■ Exercise directions ■
Reproduce the lines of the material exactly, excluding every image.
╭─ Available data
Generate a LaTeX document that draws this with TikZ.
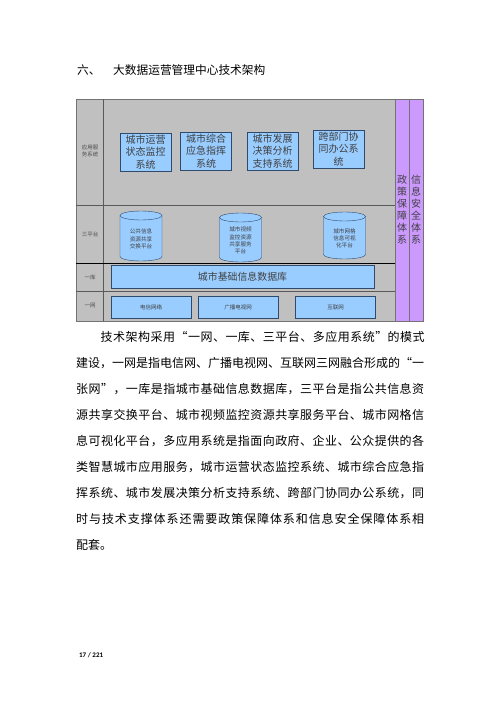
\documentclass[tikz,border=0pt]{standalone}
\usepackage{fontspec}
\usepackage{xcolor}
\newfontfamily\cjk{Noto Sans CJK SC}
\newfontfamily\pagefont{Carlito}
\definecolor{layergray}{HTML}{C0C0C0}
\definecolor{boxblue}{HTML}{99CCFF}
\definecolor{lilac}{HTML}{CC99FF}
\definecolor{boxedge}{HTML}{2F4A6A}
\def\jline#1{\expandafter\jlineB#1\relax}
\def\jlineB#1{#1\jlineA}
\def\jlineA#1{\ifx#1\relax\else\hfil#1\expandafter\jlineA\fi}

\begin{document}
\begin{tikzpicture}[x=1pt, y=-1pt,
    appbox/.style={draw=boxedge, fill=boxblue, minimum width=51, minimum height=38, inner sep=0pt,
        align=center, text=black!75, font=\cjk\fontsize{10}{12.5}\selectfont},
    storetext/.style={inner sep=0pt, align=center, text=black!75, font=\cjk\fontsize{5.6}{7.2}\selectfont},
    netbox/.style={draw=boxedge, fill=boxblue, minimum width=80, minimum height=22, inner sep=0pt,
        text=black!75, font=\cjk\fontsize{5.5}{6}\selectfont},
    rowlabel/.style={align=center, text=black!70, font=\cjk\fontsize{5.5}{6.5}\selectfont},
    sidebar/.style={fill=lilac, draw=black!55, minimum width=14, minimum height=222, inner sep=0pt,
        align=center, text=black!75, font=\cjk\fontsize{10}{12}\selectfont},
    bodyline/.style={anchor=west, inner sep=0pt, font=\cjk\fontsize{12}{14}\selectfont}]
    \useasboundingbox (0,0) rectangle (500,707);
    \node[anchor=west, inner sep=0pt, font=\cjk\fontsize{11.7}{13}\selectfont] (secnum) at (77,70) {六、};
    \node[anchor=west, inner sep=0pt, font=\cjk\fontsize{11.7}{13}\selectfont] (title) at (113,70) {大数据运营管理中心技术架构};

    \fill[layergray] (76,99) rectangle (395,321);
    \draw[black!55] (76,99) rectangle (395,321);
    \draw[black!65] (103,99) -- (103,321);
    \foreach \y in {205,291}
    {
        \draw[black!65] (76,\y) -- (395,\y);
    }
    \draw[thick] (76,263) -- (395,263);
    \node[sidebar] (policy) at (402,210) {政\\策\\保\\障\\体\\系};
    \node[sidebar] (security) at (416,210) {信\\息\\安\\全\\体\\系};

    \node[rowlabel] (appname) at (90,151) {应用服\\务系统};
    \node[rowlabel] (platname) at (90,234) {三平台};
    \node[rowlabel] (dbname) at (90,277) {一库};
    \node[rowlabel] (netname) at (90,306) {一网};

    \foreach \x/\y/\txt [count=\i] in {145.5/152/{城市运营\\状态监控\\系统}, 206/151/{城市综合\\应急指挥\\系统},
        272.5/151/{城市发展\\决策分析\\支持系统}, 338.5/149/{跨部门协\\同办公系\\统}}
    {
        \node[appbox] (app\i) at (\x,\y) {\txt};
    }
    \foreach \x/\t/\b/\txt [count=\i] in {141/211/261/{公共信息\\资源共享\\交换平台}, 240.5/213/262/{城市视频\\监控资源\\共享服务\\平台},
        344.5/212/259/{城市网格\\信息可视\\化平台}}
    {
        \filldraw[fill=boxblue, draw=boxedge] (\x-21,\t+4.5) -- (\x-21,\b-4.5)
            arc[start angle=180, end angle=360, x radius=21pt, y radius=4.5pt] -- (\x+21,\t+4.5)
            arc[start angle=0, end angle=180, x radius=21pt, y radius=4.5pt] -- cycle;
        \draw[boxedge] (\x-21,\t+4.5) arc[start angle=180, end angle=360, x radius=21pt, y radius=4.5pt];
        \node[storetext] (store\i) at (\x,{(\t+\b)/2+3}) {\txt};
    }
    \node[draw=boxedge, fill=boxblue, minimum width=263, minimum height=23, inner sep=0pt, text=black!75,
        font=\cjk\fontsize{9.9}{11}\selectfont] (basedb) at (242.5,276.5) {城市基础信息数据库};
    \foreach \x/\txt [count=\i] in {151/电信网络, 238/广播电视网, 335.5/互联网}
    {
        \node[netbox] (net\i) at (\x,307) {\txt};
    }

    \node[bodyline] (line1) at (100.5,337) {\hbox to 324pt{\jline{技术架构采用“一网、一库、三平台、多应用系统”的模式}}};
    \foreach \txt [count=\i from 2] in {建设，一网是指电信网、广播电视网、互联网三网融合形成的“一,
        张网”，一库是指城市基础信息数据库，三平台是指公共信息资,
        源共享交换平台、城市视频监控资源共享服务平台、城市网格信,
        息可视化平台，多应用系统是指面向政府、企业、公众提供的各,
        类智慧城市应用服务，城市运营状态监控系统、城市综合应急指,
        挥系统、城市发展决策分析支持系统、跨部门协同办公系统，同,
        时与技术支撑体系还需要政策保障体系和信息安全保障体系相}
    {
        \node[bodyline] (line\i) at (76,311+26*\i) {\hbox to 348pt{\jline{\txt}}};
    }
    \node[bodyline] (line9) at (76,545) {配套。};
    \node[anchor=west, inner sep=0pt, font=\pagefont\bfseries\fontsize{7}{8}\selectfont] (pageno) at (79,655) {17 / 221};
\end{tikzpicture}
\end{document}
╰─
■ Reply to the exercise ■
Generate a LaTeX document that draws this with TikZ.
\documentclass[tikz,border=0pt]{standalone}
\usepackage{fontspec}
\usepackage{xcolor}
\newfontfamily\cjk{Noto Sans CJK SC}
\newfontfamily\pagefont{Carlito}
\definecolor{layergray}{HTML}{C0C0C0}
\definecolor{boxblue}{HTML}{99CCFF}
\definecolor{lilac}{HTML}{CC99FF}
\definecolor{boxedge}{HTML}{2F4A6A}
\def\jline#1{\expandafter\jlineB#1\relax}
\def\jlineB#1{#1\jlineA}
\def\jlineA#1{\ifx#1\relax\else\hfil#1\expandafter\jlineA\fi}

\begin{document}
\begin{tikzpicture}[x=1pt, y=-1pt,
    appbox/.style={draw=boxedge, fill=boxblue, minimum width=51, minimum height=38, inner sep=0pt,
        align=center, text=black!75, font=\cjk\fontsize{10}{12.5}\selectfont},
    storetext/.style={inner sep=0pt, align=center, text=black!75, font=\cjk\fontsize{5.6}{7.2}\selectfont},
    netbox/.style={draw=boxedge, fill=boxblue, minimum width=80, minimum height=22, inner sep=0pt,
        text=black!75, font=\cjk\fontsize{5.5}{6}\selectfont},
    rowlabel/.style={align=center, text=black!70, font=\cjk\fontsize{5.5}{6.5}\selectfont},
    sidebar/.style={fill=lilac, draw=black!55, minimum width=14, minimum height=222, inner sep=0pt,
        align=center, text=black!75, font=\cjk\fontsize{10}{12}\selectfont},
    bodyline/.style={anchor=west, inner sep=0pt, font=\cjk\fontsize{12}{14}\selectfont}]
    \useasboundingbox (0,0) rectangle (500,707);
    \node[anchor=west, inner sep=0pt, font=\cjk\fontsize{11.7}{13}\selectfont] (secnum) at (77,70) {六、};
    \node[anchor=west, inner sep=0pt, font=\cjk\fontsize{11.7}{13}\selectfont] (title) at (113,70) {大数据运营管理中心技术架构};

    \fill[layergray] (76,99) rectangle (395,321);
    \draw[black!55] (76,99) rectangle (395,321);
    \draw[black!65] (103,99) -- (103,321);
    \foreach \y in {205,291}
    {
        \draw[black!65] (76,\y) -- (395,\y);
    }
    \draw[thick] (76,263) -- (395,263);
    \node[sidebar] (policy) at (402,210) {政\\策\\保\\障\\体\\系};
    \node[sidebar] (security) at (416,210) {信\\息\\安\\全\\体\\系};

    \node[rowlabel] (appname) at (90,151) {应用服\\务系统};
    \node[rowlabel] (platname) at (90,234) {三平台};
    \node[rowlabel] (dbname) at (90,277) {一库};
    \node[rowlabel] (netname) at (90,306) {一网};

    \foreach \x/\y/\txt [count=\i] in {145.5/152/{城市运营\\状态监控\\系统}, 206/151/{城市综合\\应急指挥\\系统},
        272.5/151/{城市发展\\决策分析\\支持系统}, 338.5/149/{跨部门协\\同办公系\\统}}
    {
        \node[appbox] (app\i) at (\x,\y) {\txt};
    }
    \foreach \x/\t/\b/\txt [count=\i] in {141/211/261/{公共信息\\资源共享\\交换平台}, 240.5/213/262/{城市视频\\监控资源\\共享服务\\平台},
        344.5/212/259/{城市网格\\信息可视\\化平台}}
    {
        \filldraw[fill=boxblue, draw=boxedge] (\x-21,\t+4.5) -- (\x-21,\b-4.5)
            arc[start angle=180, end angle=360, x radius=21pt, y radius=4.5pt] -- (\x+21,\t+4.5)
            arc[start angle=0, end angle=180, x radius=21pt, y radius=4.5pt] -- cycle;
        \draw[boxedge] (\x-21,\t+4.5) arc[start angle=180, end angle=360, x radius=21pt, y radius=4.5pt];
        \node[storetext] (store\i) at (\x,{(\t+\b)/2+3}) {\txt};
    }
    \node[draw=boxedge, fill=boxblue, minimum width=263, minimum height=23, inner sep=0pt, text=black!75,
        font=\cjk\fontsize{9.9}{11}\selectfont] (basedb) at (242.5,276.5) {城市基础信息数据库};
    \foreach \x/\txt [count=\i] in {151/电信网络, 238/广播电视网, 335.5/互联网}
    {
        \node[netbox] (net\i) at (\x,307) {\txt};
    }

    \node[bodyline] (line1) at (100.5,337) {\hbox to 324pt{\jline{技术架构采用“一网、一库、三平台、多应用系统”的模式}}};
    \foreach \txt [count=\i from 2] in {建设，一网是指电信网、广播电视网、互联网三网融合形成的“一,
        张网”，一库是指城市基础信息数据库，三平台是指公共信息资,
        源共享交换平台、城市视频监控资源共享服务平台、城市网格信,
        息可视化平台，多应用系统是指面向政府、企业、公众提供的各,
        类智慧城市应用服务，城市运营状态监控系统、城市综合应急指,
        挥系统、城市发展决策分析支持系统、跨部门协同办公系统，同,
        时与技术支撑体系还需要政策保障体系和信息安全保障体系相}
    {
        \node[bodyline] (line\i) at (76,311+26*\i) {\hbox to 348pt{\jline{\txt}}};
    }
    \node[bodyline] (line9) at (76,545) {配套。};
    \node[anchor=west, inner sep=0pt, font=\pagefont\bfseries\fontsize{7}{8}\selectfont] (pageno) at (79,655) {17 / 221};
\end{tikzpicture}
\end{document}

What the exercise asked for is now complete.